▸ **TASK PROMPT**
Write out the opening lines of the data word for word, up to and including the line with "0.0442, 0.0508, 0.3];", and leave every picture and every later line out.

▸ **DATA ROWS**
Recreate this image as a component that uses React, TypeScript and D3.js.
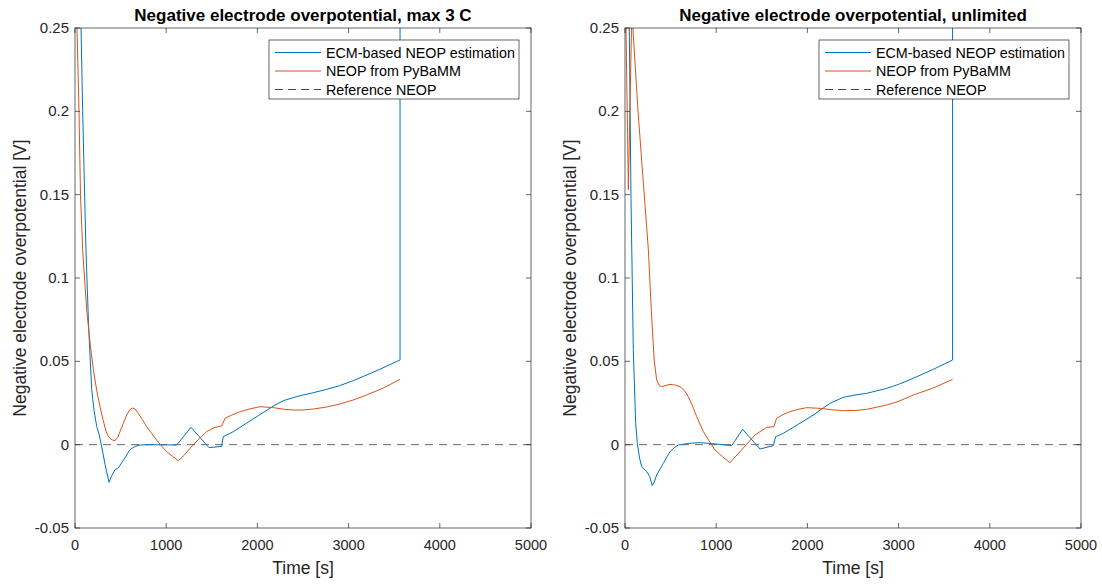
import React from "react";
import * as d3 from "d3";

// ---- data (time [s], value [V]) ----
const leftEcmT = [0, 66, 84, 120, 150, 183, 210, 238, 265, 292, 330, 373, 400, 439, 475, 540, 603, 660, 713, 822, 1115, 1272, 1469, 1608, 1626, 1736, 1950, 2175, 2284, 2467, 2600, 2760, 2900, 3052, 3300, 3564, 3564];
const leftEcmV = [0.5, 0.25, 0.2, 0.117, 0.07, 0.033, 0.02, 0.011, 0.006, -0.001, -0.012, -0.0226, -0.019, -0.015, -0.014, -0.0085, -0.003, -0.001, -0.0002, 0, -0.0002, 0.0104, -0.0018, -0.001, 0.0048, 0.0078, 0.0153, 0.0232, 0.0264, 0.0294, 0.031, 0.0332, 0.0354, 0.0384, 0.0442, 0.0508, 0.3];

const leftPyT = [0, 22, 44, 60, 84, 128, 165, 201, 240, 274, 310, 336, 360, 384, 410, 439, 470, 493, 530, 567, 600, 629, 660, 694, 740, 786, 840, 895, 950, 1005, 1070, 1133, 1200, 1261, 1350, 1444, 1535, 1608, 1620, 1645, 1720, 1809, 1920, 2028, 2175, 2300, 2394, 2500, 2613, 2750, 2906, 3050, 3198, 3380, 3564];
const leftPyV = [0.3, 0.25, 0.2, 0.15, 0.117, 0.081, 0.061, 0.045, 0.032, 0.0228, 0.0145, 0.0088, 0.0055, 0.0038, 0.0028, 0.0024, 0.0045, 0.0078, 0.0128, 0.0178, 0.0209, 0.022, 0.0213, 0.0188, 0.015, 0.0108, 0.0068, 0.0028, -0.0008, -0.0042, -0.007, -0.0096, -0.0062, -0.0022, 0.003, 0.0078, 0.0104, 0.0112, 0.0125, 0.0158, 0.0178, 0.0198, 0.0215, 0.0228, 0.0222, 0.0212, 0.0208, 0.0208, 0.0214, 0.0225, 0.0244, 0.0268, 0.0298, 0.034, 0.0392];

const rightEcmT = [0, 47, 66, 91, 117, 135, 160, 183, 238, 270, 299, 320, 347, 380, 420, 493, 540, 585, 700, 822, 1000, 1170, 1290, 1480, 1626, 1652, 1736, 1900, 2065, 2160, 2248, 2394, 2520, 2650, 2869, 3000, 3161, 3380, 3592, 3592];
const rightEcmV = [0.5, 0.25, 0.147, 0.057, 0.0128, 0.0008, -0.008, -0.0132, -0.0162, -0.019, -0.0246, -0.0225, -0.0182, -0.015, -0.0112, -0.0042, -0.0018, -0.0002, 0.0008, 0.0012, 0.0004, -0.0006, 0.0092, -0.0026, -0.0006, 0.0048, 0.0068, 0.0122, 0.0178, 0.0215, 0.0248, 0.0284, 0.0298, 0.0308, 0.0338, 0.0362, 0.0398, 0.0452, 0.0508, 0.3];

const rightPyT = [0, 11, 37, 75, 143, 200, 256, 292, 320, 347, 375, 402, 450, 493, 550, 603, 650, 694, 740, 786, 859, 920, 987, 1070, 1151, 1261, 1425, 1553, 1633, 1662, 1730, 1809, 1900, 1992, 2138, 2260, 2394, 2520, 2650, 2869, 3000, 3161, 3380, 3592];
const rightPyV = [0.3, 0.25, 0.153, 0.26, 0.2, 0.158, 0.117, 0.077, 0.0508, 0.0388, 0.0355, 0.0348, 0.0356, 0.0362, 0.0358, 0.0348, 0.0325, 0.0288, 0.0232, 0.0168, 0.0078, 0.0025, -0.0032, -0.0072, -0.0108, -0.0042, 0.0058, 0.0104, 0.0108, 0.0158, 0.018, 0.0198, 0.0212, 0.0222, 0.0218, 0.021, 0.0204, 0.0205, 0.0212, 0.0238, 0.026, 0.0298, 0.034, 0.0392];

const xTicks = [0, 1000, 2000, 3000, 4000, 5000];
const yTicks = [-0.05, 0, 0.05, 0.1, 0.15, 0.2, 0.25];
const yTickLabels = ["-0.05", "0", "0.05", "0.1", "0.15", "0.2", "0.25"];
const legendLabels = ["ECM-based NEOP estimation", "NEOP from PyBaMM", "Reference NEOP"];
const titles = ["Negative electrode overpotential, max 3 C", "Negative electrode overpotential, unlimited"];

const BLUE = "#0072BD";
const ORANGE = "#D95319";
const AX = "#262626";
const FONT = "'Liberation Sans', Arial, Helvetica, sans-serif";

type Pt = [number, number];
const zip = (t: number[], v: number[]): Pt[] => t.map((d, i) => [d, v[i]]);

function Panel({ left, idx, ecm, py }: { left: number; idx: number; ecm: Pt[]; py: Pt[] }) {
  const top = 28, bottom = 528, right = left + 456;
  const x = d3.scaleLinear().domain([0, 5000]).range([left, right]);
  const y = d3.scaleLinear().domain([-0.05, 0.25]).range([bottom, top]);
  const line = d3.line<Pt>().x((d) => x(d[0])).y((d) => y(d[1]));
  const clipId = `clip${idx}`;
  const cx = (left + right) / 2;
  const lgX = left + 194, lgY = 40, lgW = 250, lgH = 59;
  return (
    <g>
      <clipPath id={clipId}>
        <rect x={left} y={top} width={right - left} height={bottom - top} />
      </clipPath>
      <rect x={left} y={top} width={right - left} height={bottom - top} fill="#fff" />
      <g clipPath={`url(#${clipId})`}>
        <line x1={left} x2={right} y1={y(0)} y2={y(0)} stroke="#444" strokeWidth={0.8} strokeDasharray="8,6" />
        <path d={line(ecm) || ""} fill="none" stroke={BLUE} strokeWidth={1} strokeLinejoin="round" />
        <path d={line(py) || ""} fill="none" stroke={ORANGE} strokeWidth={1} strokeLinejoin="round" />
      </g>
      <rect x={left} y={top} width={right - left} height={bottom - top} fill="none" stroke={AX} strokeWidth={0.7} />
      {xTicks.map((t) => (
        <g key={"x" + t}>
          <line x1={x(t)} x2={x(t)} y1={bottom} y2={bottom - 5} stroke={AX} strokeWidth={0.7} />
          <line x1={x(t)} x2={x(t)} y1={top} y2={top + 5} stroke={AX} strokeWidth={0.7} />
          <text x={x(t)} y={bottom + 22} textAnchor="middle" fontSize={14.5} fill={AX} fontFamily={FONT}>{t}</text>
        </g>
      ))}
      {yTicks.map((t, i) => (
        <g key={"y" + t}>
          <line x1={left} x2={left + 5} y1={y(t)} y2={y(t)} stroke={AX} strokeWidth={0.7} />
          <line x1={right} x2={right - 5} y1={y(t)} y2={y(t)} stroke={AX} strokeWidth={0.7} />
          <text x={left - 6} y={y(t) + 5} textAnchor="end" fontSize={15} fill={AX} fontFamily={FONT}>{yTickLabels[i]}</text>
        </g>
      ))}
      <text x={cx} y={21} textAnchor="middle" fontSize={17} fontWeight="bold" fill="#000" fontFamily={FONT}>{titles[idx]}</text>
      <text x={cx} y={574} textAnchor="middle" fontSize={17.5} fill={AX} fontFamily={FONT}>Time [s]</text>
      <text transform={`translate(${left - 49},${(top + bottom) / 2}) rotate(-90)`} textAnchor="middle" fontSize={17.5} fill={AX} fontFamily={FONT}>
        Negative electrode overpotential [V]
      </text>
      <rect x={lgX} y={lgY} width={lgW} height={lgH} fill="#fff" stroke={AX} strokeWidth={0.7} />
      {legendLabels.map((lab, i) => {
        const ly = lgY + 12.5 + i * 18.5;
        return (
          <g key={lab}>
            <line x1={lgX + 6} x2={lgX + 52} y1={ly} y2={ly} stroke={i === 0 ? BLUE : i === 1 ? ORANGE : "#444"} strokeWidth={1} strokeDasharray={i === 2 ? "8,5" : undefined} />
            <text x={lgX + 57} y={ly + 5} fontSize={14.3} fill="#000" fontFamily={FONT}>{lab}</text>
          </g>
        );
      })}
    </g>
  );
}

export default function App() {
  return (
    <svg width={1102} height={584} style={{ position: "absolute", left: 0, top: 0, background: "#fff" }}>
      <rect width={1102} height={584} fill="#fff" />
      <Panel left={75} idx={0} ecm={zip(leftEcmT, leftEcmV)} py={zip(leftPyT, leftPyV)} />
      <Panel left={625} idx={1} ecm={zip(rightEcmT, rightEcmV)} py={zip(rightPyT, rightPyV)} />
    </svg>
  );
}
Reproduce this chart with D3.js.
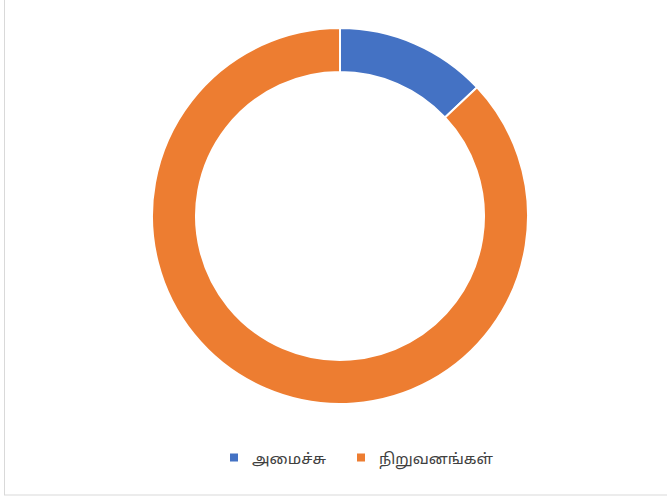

▸ **EXPECTED OUTPUT**
Recreate this image as a component that uses React, TypeScript and D3.js.
import React from "react";
import * as d3 from "d3";

// ---- data (time [s], value [V]) ----
const leftEcmT = [0, 66, 84, 120, 150, 183, 210, 238, 265, 292, 330, 373, 400, 439, 475, 540, 603, 660, 713, 822, 1115, 1272, 1469, 1608, 1626, 1736, 1950, 2175, 2284, 2467, 2600, 2760, 2900, 3052, 3300, 3564, 3564];
const leftEcmV = [0.5, 0.25, 0.2, 0.117, 0.07, 0.033, 0.02, 0.011, 0.006, -0.001, -0.012, -0.0226, -0.019, -0.015, -0.014, -0.0085, -0.003, -0.001, -0.0002, 0, -0.0002, 0.0104, -0.0018, -0.001, 0.0048, 0.0078, 0.0153, 0.0232, 0.0264, 0.0294, 0.031, 0.0332, 0.0354, 0.0384, 0.0442, 0.0508, 0.3];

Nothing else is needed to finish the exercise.